COLORADO
Ask any Denver resident stuck in rush-hour
traffic about growth along Colorado's Front Range, and you may
unleash a frustrated tirade. But despite all the new vehicles
idling on the highways, Denver residents are breathing cleaner air
than they were 20 years ago.
In the late 1970s,
Denver violated federal health standards for three out of six major
classes of pollutants, including ozone, carbon monoxide and
particulate matter, or soot. Now, after decades of cleanup efforts,
the U.S. Environmental Protection Agency plans to award the city
clean-air status. Denver will be the first major urban region to
achieve the federal redesignation.
"It's been 25
years' worth of work," says Ken Lloyd, executive director of the
Regional Air Quality Council, a state agency. "It didn't happen
overnight; there have been a lot of federal, state and local
efforts."
Richard Long of the EPA's regional
office credits the recovery to the "aggressive but reasonable
steps" that the city carried out.
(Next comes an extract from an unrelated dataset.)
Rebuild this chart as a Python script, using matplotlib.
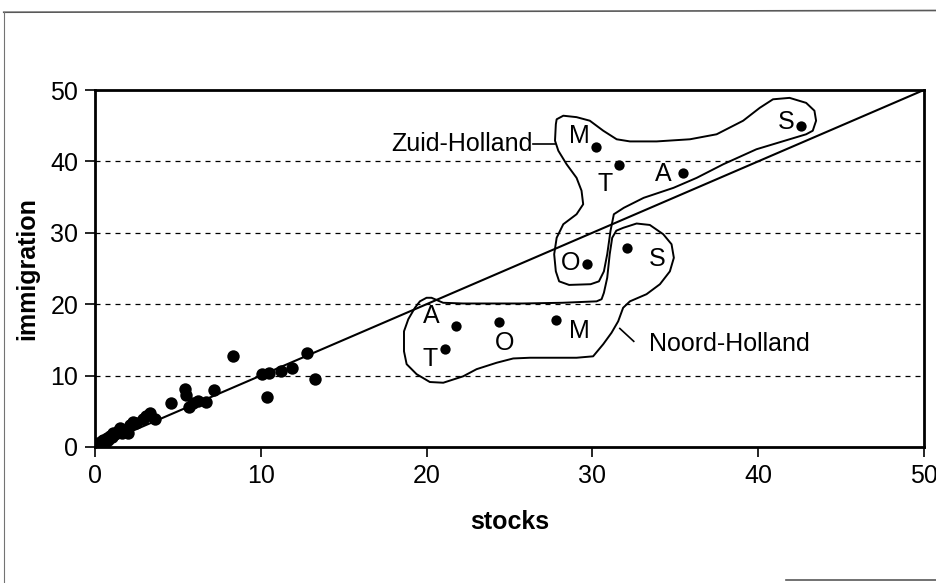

Denver implemented a stricter
Inspection Maintenance Program for automobiles, switched to
oxygenated fuels, and limited emissions of stationary sources,
including power plants.
But environmentalists say
the victory may be short-lived, especially if the EPA instates
newer, stricter ozone requirements currently paralyzed by a
lawsuit. "If we're not in violation of the stricter standard, we're
close," says John Nielsen, co-director of the Land and Water Fund
of the Rockies. Nielsen and other critics say the city has not
adequately accounted for the increase of certain ozone emissions;
they want tighter regulations to maintain a greater margin of
compliance with the pending standards.